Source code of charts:
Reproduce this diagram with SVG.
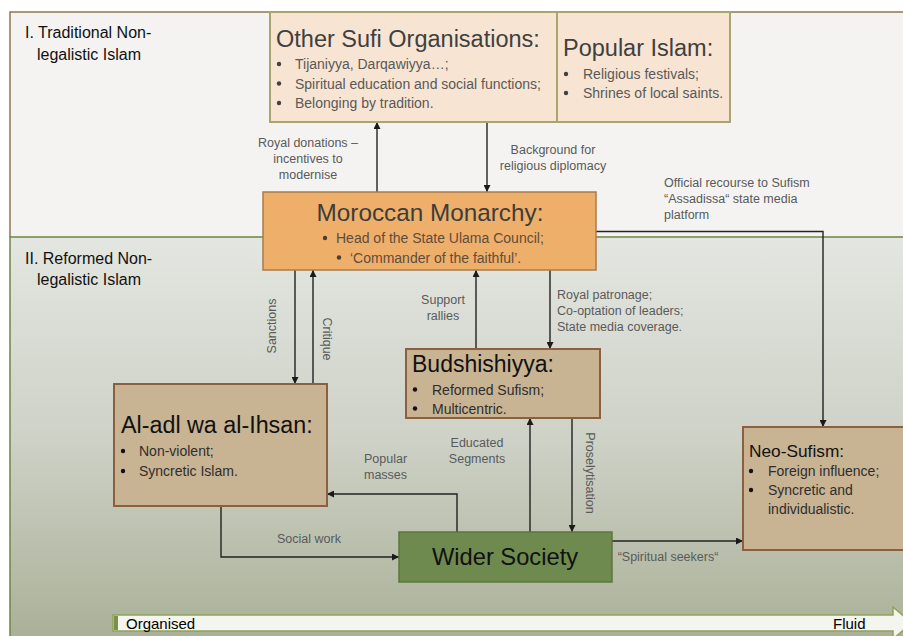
<svg xmlns="http://www.w3.org/2000/svg" width="903" height="636" viewBox="0 0 903 636">
<defs>
<linearGradient id="gReform" x1="0" y1="0" x2="0" y2="1">
<stop offset="0" stop-color="#e4e6e1"/>
<stop offset="0.5" stop-color="#cdd1c6"/>
<stop offset="1" stop-color="#a8af95"/>
</linearGradient>
<marker id="ah" viewBox="0 0 10 10" refX="10" refY="5" markerWidth="7" markerHeight="7" markerUnits="userSpaceOnUse" orient="auto">
<path d="M0,0 L10,5 L0,10 z" fill="#1a1a1a"/>
</marker>
<style>
.lbl{font-family:"Liberation Sans",Arial,sans-serif;font-size:12.5px;fill:#5a5a5a}
.sec{font-family:"Liberation Sans",Arial,sans-serif;font-size:16px;fill:#111}
.bt{font-family:"Liberation Sans",Arial,sans-serif;font-size:14px}
.ttl{font-family:"Liberation Sans",Arial,sans-serif}
.con{fill:none;stroke:#222;stroke-width:1.4;marker-end:url(#ah)}
.peach{fill:#f8e4d2;stroke:#a9a56f;stroke-width:2}
.tan{fill:#c8b393;stroke:#8c5f3f;stroke-width:2}
</style>
</defs>
<rect x="0" y="0" width="903" height="636" fill="#ffffff"/>
<g id="panel-traditional">
<rect x="10" y="12" width="900" height="225" fill="#f4f3f1"/>
<path d="M10,237 L10,12 L903,12" fill="none" stroke="#8a7a50" stroke-width="1.5"/>
<text class="sec" x="25" y="38">I. Traditional Non-</text>
<text class="sec" x="37" y="60">legalistic Islam</text>
</g>
<g id="panel-reformed">
<rect x="10" y="237" width="900" height="410" fill="url(#gReform)"/>
<path d="M10,640 L10,237 L903,237" fill="none" stroke="#6f8444" stroke-width="1.5"/>
<text class="sec" x="25" y="264">II. Reformed Non-</text>
<text class="sec" x="37" y="285">legalistic Islam</text>
</g>
<g id="connectors">
<path class="con" d="M377,192 L377,122"/>
<path class="con" d="M487,122 L487,192"/>
<path class="con" d="M596,231.5 L823,231.5 L823,427"/>
<path class="con" d="M295,270 L295,384"/>
<path class="con" d="M313,384 L313,270"/>
<path class="con" d="M476,349 L476,270"/>
<path class="con" d="M550,270 L550,349"/>
<path class="con" d="M457,532 L457,494 L327,494"/>
<path class="con" d="M530,532 L530,418"/>
<path class="con" d="M572,418 L572,532"/>
<path class="con" d="M221,506 L221,557 L399,557"/>
<path class="con" d="M612,541 L743,541"/>
<text class="lbl" text-anchor="middle"><tspan x="308" y="147">Royal donations –</tspan><tspan x="308" y="163">incentives to</tspan><tspan x="308" y="179">modernise</tspan></text>
<text class="lbl" text-anchor="middle"><tspan x="553" y="154">Background for</tspan><tspan x="553" y="170">religious diplomacy</tspan></text>
<text class="lbl"><tspan x="664" y="187">Official recourse to Sufism</tspan><tspan x="664" y="203">“Assadissa“ state media</tspan><tspan x="664" y="219">platform</tspan></text>
<text class="lbl" text-anchor="middle" transform="translate(272,326) rotate(-90)" y="4">Sanctions</text>
<text class="lbl" text-anchor="middle" transform="translate(327,339) rotate(90)" y="4">Critique</text>
<text class="lbl" text-anchor="middle"><tspan x="443" y="304">Support</tspan><tspan x="443" y="320">rallies</tspan></text>
<text class="lbl"><tspan x="557" y="299">Royal patronage;</tspan><tspan x="557" y="315">Co-optation of leaders;</tspan><tspan x="557" y="331">State media coverage.</tspan></text>
<text class="lbl"><tspan x="364" y="463">Popular</tspan><tspan x="364" y="479">masses</tspan></text>
<text class="lbl" text-anchor="middle"><tspan x="477" y="447">Educated</tspan><tspan x="477" y="463">Segments</tspan></text>
<text class="lbl" text-anchor="middle" transform="translate(590,473) rotate(90)" y="4">Proselytisation</text>
<text class="lbl" text-anchor="middle" x="309" y="543">Social work</text>
<text class="lbl" text-anchor="middle" x="668" y="561">“Spiritual seekers“</text>
</g>
<g id="node-other-sufi">
<rect class="peach" x="270" y="12" width="287" height="110"/>
<text class="ttl" x="276" y="47" font-size="23.5" fill="#404040">Other Sufi Organisations:</text>
<g class="bt" fill="#595959">
<circle cx="279" cy="64" r="2.2" fill="#404040"/><text x="295" y="69">Tijaniyya, Darqawiyya…;</text>
<circle cx="279" cy="83.5" r="2.2" fill="#404040"/><text x="295" y="88.5">Spiritual education and social functions;</text>
<circle cx="279" cy="103" r="2.2" fill="#404040"/><text x="295" y="108">Belonging by tradition.</text>
</g>
</g>
<g id="node-popular-islam">
<rect class="peach" x="557" y="12" width="173" height="110"/>
<text class="ttl" x="563" y="56" font-size="23.5" fill="#404040">Popular Islam:</text>
<g class="bt" fill="#595959">
<circle cx="566" cy="74" r="2.2" fill="#404040"/><text x="583" y="79">Religious festivals;</text>
<circle cx="566" cy="93" r="2.2" fill="#404040"/><text x="583" y="98">Shrines of local saints.</text>
</g>
</g>
<g id="node-monarchy">
<rect x="263" y="192" width="333" height="78" fill="#eeaf6b" stroke="#a67c4c" stroke-width="1.5"/>
<text class="ttl" x="430" y="221" font-size="24.3" fill="#3d3d3d" text-anchor="middle">Moroccan Monarchy:</text>
<g class="bt" fill="#5e4d3c">
<circle cx="325" cy="238" r="2.2" fill="#4a3e33"/><text x="336" y="243">Head of the State Ulama Council;</text>
<circle cx="339" cy="257.5" r="2.2" fill="#4a3e33"/><text x="350" y="262.5">‘Commander of the faithful’.</text>
</g>
</g>
<g id="node-budshishiyya">
<rect class="tan" x="406" y="349" width="194" height="69"/>
<text class="ttl" x="412" y="372" font-size="23" fill="#111">Budshishiyya:</text>
<g class="bt" fill="#2e2e2e">
<circle cx="415" cy="389.5" r="2.2" fill="#111"/><text x="432" y="394.5">Reformed Sufism;</text>
<circle cx="415" cy="408.5" r="2.2" fill="#111"/><text x="432" y="413.5">Multicentric.</text>
</g>
</g>
<g id="node-aladl">
<rect class="tan" x="114" y="384" width="213" height="122"/>
<text class="ttl" x="121" y="433" font-size="23.3" fill="#111">Al-adl wa al-Ihsan:</text>
<g class="bt" fill="#2e2e2e">
<circle cx="123" cy="451" r="2.2" fill="#111"/><text x="139" y="456">Non-violent;</text>
<circle cx="123" cy="471" r="2.2" fill="#111"/><text x="139" y="476">Syncretic Islam.</text>
</g>
</g>
<g id="node-neosufism">
<rect class="tan" x="743" y="427" width="170" height="123"/>
<text class="ttl" x="749" y="457" font-size="17.3" fill="#111">Neo-Sufism:</text>
<g class="bt" fill="#2e2e2e">
<circle cx="751" cy="471" r="2.2" fill="#111"/><text x="768" y="476">Foreign influence;</text>
<circle cx="751" cy="490" r="2.2" fill="#111"/><text x="768" y="495">Syncretic and</text>
<text x="768" y="514">individualistic.</text>
</g>
</g>
<g id="node-wider-society">
<rect x="399" y="532" width="213" height="50" fill="#6f8a4e" stroke="#5c7540" stroke-width="1.5"/>
<text class="ttl" x="505" y="565" font-size="23.7" fill="#111" text-anchor="middle">Wider Society</text>
</g>
<g id="scale-arrow">
<polygon points="113,615 893,615 893,607 912,623 893,639 893,631 113,631" fill="#f3f5ee" stroke="#8fa35a" stroke-width="1.5"/>
<rect x="114" y="616" width="4" height="14" fill="#7b9148"/>
<text x="126" y="629" font-family="'Liberation Sans',Arial,sans-serif" font-size="15" fill="#000">Organised</text>
<text x="833" y="629" font-family="'Liberation Sans',Arial,sans-serif" font-size="15" fill="#000">Fluid</text>
</g>
</svg>
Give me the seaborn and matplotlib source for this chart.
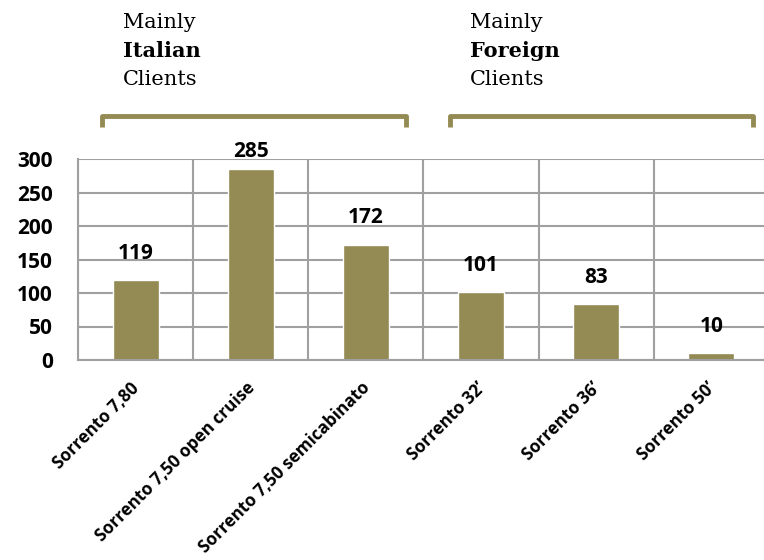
import pandas as pd
import seaborn as sns
import matplotlib.pyplot as plt
from matplotlib.lines import Line2D
from matplotlib.transforms import ScaledTranslation

# chart data
models = ["Sorrento 7,80", "Sorrento 7,50 open cruise", "Sorrento 7,50 semicabinato",
          "Sorrento 32\u2019", "Sorrento 36\u2019", "Sorrento 50\u2019"]
units = [119, 285, 172, 101, 83, 10]
y_ticks = [0, 50, 100, 150, 200, 250, 300]

OLIVE = "#948A54"
GRID = "#A0A0A0"

sns.set_style("white")
plt.rcParams["font.family"] = ["Open Sans", "DejaVu Sans"]
plt.rcParams["text.color"] = "black"
plt.rcParams["xtick.color"] = "black"
plt.rcParams["ytick.color"] = "black"

W, H = 764, 560
fig = plt.figure(figsize=(W / 100, H / 100), dpi=100)
# plot area in pixels: x 78..769, y 159..360
ax = fig.add_axes([78 / W, 1 - 360 / H, (769 - 78) / W, (360 - 159) / H])

df = pd.DataFrame({"model": models, "units": units})
sns.barplot(data=df, x="model", y="units", color=OLIVE, width=0.4, saturation=1, ax=ax)

ax.set_xlim(-0.5, len(models) - 0.5)
ax.set_ylim(0, 300)
ax.set_xlabel("")
ax.set_ylabel("")

# grid: horizontal at y ticks, vertical at category boundaries
ax.set_yticks(y_ticks)
ax.set_xticks([i - 0.5 for i in range(len(models) + 1)], minor=True)
ax.grid(axis="y", color=GRID, lw=1.5)
ax.grid(axis="x", which="minor", color=GRID, lw=1.5)
ax.set_axisbelow(True)
for side in ["top", "right"]:
    ax.spines[side].set_visible(False)
for side in ["left", "bottom"]:
    ax.spines[side].set_color(GRID)
    ax.spines[side].set_linewidth(1.5)

ax.tick_params(axis="y", length=5, width=1.5, color=GRID, pad=13, labelsize=15)
ax.tick_params(axis="x", which="minor", length=5, width=1.5, color=GRID)
ax.tick_params(axis="x", which="major", length=0)
for lab in ax.get_yticklabels():
    lab.set_fontweight("bold")

ax.set_xticks(range(len(models)))
ax.set_xticklabels(models, rotation=45, ha="right", va="top", rotation_mode="anchor",
                   fontsize=12.3, fontweight="bold")
offset = ScaledTranslation(-5 / 100, -14 / 100, fig.dpi_scale_trans)
for lab in ax.get_xticklabels():
    lab.set_transform(lab.get_transform() + offset)

# value labels above bars
for i, v in enumerate(units):
    ax.text(i, min(v + 40, 311), str(v), ha="center", va="center",
            fontsize=15, fontweight="bold", clip_on=False)

# brackets and group captions
def bracket(x0, x1, ytop=116, ybot=127):
    xs = [x0 / W, x0 / W, x1 / W, x1 / W]
    ys = [1 - ybot / H, 1 - ytop / H, 1 - ytop / H, 1 - ybot / H]
    fig.add_artist(Line2D(xs, ys, transform=fig.transFigure, color=OLIVE, lw=3.5,
                          solid_joinstyle="round", solid_capstyle="butt"))

bracket(102, 406)
bracket(450, 753)

def caption(x, word):
    serif = ["DejaVu Serif"]
    fig.text(x / W, 1 - 22 / H, "Mainly", family=serif, fontsize=15, va="center")
    fig.text(x / W, 1 - 51 / H, word, family=serif, fontsize=15, fontweight="bold", va="center")
    fig.text(x / W, 1 - 80 / H, "Clients", family=serif, fontsize=15, va="center")

caption(123, "Italian")
caption(470, "Foreign")

fig.savefig("out.png", dpi=100)
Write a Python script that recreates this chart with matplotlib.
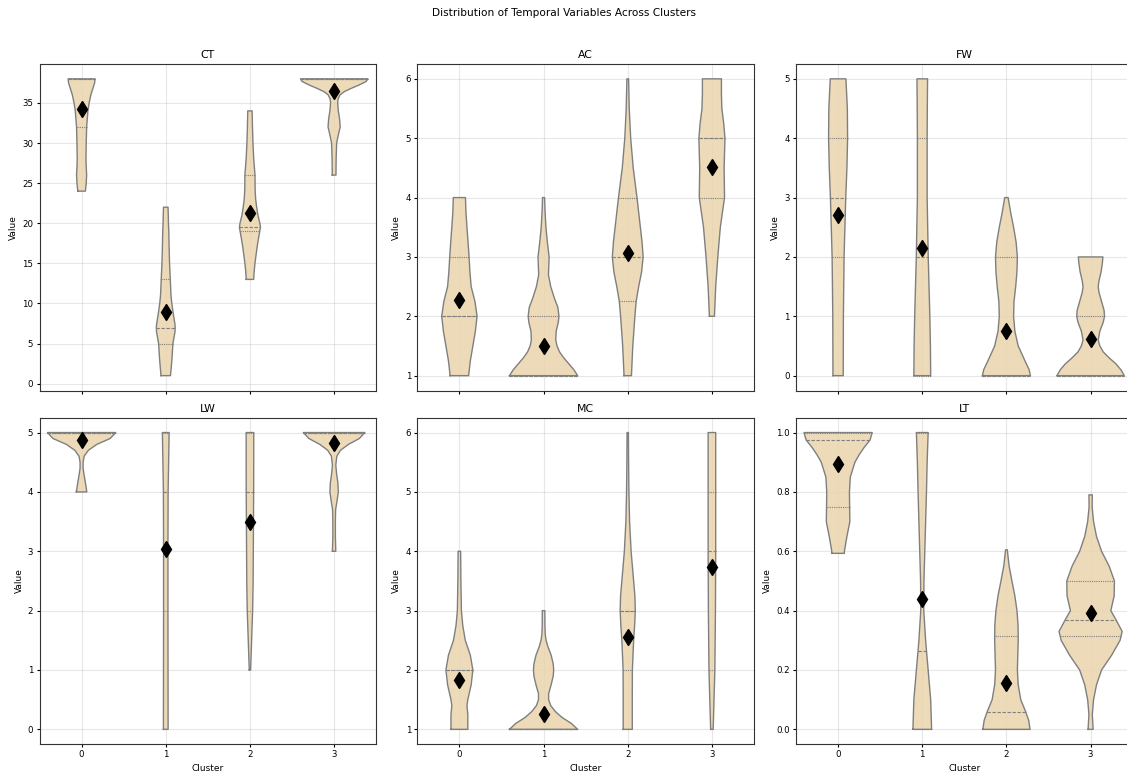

* _Exercise task_: Show every line where the string "matplotlib" appears.

* _Output below_:
Give me the seaborn and matplotlib source for this chart.
import matplotlib.pyplot as plt
from matplotlib.lines import Line2D
from matplotlib.transforms import ScaledTranslation
Write a Python script that recreates this chart with matplotlib.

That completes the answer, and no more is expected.